**THE PROBLEM:** Gather up every line from the entries below that uses the word "seaborn".

**EXTRACTED INFORMATION:**

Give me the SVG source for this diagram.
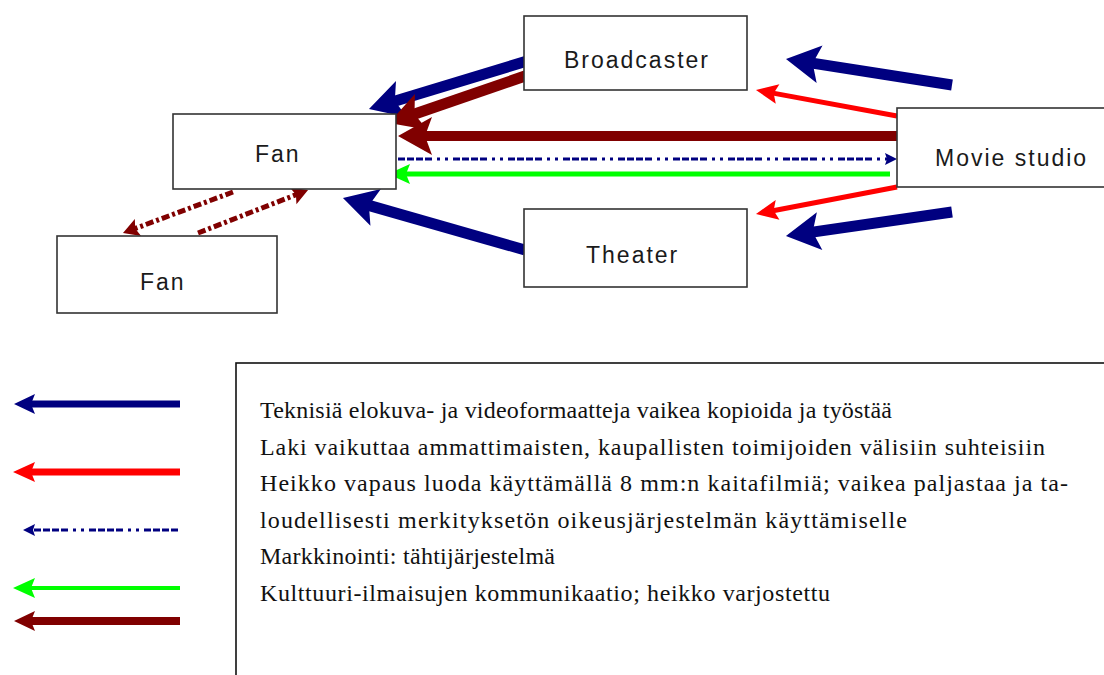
==
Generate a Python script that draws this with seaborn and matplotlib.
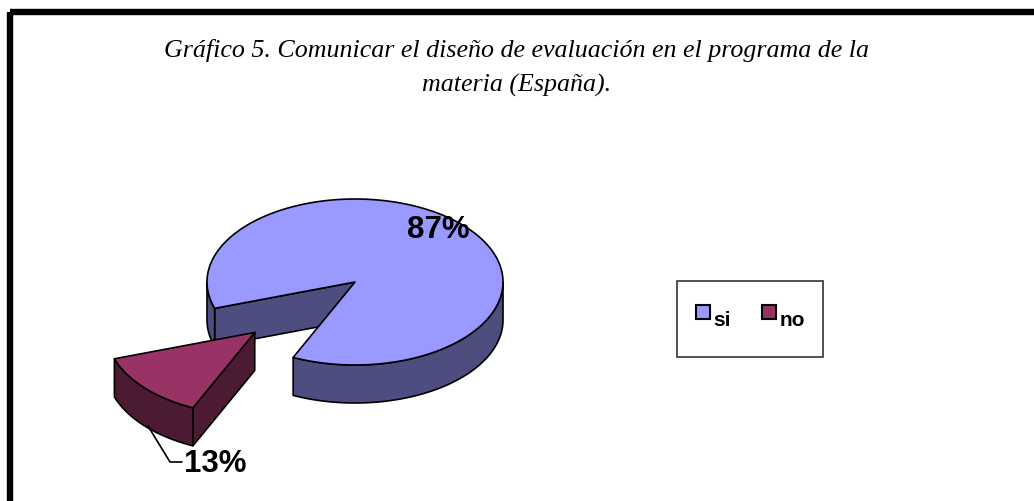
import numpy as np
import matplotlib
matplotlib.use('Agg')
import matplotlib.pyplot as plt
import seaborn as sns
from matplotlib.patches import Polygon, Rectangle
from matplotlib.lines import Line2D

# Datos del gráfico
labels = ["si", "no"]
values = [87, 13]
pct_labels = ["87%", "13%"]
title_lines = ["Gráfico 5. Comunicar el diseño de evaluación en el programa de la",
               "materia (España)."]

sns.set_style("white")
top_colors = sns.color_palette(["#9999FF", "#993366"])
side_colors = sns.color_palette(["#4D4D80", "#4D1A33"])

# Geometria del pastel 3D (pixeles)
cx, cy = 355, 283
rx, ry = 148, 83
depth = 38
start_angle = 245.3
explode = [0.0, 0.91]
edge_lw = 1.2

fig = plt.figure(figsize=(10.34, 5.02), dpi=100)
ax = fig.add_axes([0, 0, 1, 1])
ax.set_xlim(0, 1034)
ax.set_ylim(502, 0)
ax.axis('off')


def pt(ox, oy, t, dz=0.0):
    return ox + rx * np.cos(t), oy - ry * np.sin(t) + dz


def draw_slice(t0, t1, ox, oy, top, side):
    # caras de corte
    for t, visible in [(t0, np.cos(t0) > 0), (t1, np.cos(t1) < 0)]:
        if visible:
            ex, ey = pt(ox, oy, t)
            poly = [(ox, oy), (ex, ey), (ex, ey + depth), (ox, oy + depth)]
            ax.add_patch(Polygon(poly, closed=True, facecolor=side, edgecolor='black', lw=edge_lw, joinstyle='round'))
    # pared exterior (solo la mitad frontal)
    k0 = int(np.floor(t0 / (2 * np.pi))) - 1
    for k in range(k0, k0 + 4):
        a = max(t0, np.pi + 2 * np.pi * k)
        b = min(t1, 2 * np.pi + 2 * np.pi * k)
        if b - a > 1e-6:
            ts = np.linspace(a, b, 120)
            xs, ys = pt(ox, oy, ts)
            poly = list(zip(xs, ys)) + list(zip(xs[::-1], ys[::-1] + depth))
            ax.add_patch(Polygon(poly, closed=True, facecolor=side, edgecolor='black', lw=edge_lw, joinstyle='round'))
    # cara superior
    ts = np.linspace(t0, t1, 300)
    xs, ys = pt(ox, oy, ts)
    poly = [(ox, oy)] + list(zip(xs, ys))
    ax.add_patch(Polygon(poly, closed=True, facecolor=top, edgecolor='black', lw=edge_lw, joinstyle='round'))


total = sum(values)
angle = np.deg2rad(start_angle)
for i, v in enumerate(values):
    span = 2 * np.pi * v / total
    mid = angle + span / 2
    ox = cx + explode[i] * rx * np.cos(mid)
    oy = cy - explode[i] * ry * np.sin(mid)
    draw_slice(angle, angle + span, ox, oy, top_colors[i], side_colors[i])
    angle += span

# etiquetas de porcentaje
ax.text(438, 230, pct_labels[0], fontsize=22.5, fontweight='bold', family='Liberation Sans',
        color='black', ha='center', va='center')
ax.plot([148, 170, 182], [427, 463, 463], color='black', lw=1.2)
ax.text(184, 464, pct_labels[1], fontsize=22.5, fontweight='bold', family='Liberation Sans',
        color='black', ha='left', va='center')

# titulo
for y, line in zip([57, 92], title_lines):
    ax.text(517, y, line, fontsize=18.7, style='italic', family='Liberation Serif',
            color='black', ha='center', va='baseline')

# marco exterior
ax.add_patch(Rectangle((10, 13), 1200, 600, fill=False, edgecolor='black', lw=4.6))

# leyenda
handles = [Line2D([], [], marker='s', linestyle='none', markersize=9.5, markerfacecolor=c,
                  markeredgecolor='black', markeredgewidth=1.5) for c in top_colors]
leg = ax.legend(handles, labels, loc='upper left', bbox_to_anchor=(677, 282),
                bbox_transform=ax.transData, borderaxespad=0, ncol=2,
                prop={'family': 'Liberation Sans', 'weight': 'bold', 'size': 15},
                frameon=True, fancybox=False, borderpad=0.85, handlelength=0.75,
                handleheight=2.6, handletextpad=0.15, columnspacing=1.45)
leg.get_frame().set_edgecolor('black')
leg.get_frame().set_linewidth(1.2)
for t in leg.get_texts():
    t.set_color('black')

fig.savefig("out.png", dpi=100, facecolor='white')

**OUTPUT FOR THIS EXERCISE:**
Generate a Python script that draws this with seaborn and matplotlib.
import seaborn as sns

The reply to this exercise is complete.